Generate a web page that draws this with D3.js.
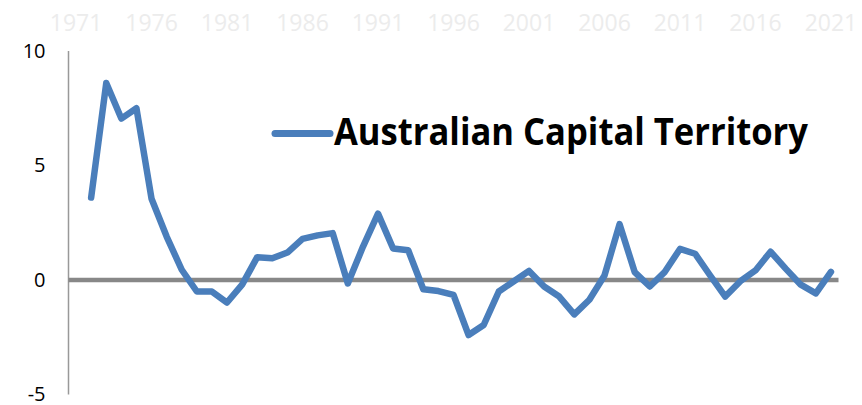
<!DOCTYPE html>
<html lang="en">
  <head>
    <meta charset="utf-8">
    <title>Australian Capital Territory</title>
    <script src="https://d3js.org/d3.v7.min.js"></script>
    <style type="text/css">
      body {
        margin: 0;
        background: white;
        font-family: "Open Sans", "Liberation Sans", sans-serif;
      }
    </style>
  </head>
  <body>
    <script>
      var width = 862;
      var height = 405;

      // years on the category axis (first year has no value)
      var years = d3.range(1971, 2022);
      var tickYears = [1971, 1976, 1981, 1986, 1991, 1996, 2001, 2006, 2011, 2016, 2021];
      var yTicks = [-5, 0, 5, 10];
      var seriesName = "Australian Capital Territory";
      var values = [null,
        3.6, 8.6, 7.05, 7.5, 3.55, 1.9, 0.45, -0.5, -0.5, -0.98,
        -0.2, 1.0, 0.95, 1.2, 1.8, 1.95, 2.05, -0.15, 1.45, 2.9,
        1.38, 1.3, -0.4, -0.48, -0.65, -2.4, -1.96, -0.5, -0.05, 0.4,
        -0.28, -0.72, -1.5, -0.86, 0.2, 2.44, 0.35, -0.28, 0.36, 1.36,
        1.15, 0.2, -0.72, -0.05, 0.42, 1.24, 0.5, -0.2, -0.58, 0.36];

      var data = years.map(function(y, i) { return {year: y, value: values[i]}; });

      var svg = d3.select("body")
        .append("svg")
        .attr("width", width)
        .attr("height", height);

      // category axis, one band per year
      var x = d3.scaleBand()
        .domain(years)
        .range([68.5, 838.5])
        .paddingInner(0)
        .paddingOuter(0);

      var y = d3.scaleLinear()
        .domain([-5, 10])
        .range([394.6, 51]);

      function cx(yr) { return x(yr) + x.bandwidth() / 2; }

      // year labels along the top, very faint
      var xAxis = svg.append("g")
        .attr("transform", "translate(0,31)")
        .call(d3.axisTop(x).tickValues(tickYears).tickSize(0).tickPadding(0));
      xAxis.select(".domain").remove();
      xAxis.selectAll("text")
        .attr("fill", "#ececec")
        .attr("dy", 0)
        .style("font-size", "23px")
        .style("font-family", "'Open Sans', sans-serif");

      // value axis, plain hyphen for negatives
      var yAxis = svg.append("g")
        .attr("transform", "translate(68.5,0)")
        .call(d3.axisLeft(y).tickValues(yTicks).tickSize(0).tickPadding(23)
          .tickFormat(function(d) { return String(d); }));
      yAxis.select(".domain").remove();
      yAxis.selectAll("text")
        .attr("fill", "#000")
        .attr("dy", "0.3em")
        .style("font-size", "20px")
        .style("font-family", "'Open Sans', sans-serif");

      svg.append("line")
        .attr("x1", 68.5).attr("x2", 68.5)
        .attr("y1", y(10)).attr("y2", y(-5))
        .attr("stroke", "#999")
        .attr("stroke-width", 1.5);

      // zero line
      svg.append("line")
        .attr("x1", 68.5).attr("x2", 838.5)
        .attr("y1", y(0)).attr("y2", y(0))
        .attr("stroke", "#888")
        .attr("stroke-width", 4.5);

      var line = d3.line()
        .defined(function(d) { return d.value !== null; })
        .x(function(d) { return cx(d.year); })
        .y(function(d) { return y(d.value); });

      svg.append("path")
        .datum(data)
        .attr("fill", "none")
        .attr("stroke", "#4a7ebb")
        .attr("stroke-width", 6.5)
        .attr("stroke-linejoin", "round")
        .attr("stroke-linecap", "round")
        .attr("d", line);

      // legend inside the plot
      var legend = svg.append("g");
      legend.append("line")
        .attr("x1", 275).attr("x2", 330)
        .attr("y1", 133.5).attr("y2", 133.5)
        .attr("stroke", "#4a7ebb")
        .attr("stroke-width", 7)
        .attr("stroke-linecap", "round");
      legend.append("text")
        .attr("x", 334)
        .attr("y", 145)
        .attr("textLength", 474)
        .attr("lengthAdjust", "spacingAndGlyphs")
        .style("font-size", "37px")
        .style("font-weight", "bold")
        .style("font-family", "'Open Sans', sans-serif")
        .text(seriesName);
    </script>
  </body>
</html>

------------

▸ To do
Everything from the first line to the line with "var height = 405;" must be repeated exactly, and nothing else. Leave the pictures out.

▸ Exercise output
Generate a web page that draws this with D3.js.
<!DOCTYPE html>
<html lang="en">
  <head>
    <meta charset="utf-8">
    <title>Australian Capital Territory</title>
    <script src="https://d3js.org/d3.v7.min.js"></script>
    <style type="text/css">
      body {
        margin: 0;
        background: white;
        font-family: "Open Sans", "Liberation Sans", sans-serif;
      }
    </style>
  </head>
  <body>
    <script>
      var width = 862;
      var height = 405;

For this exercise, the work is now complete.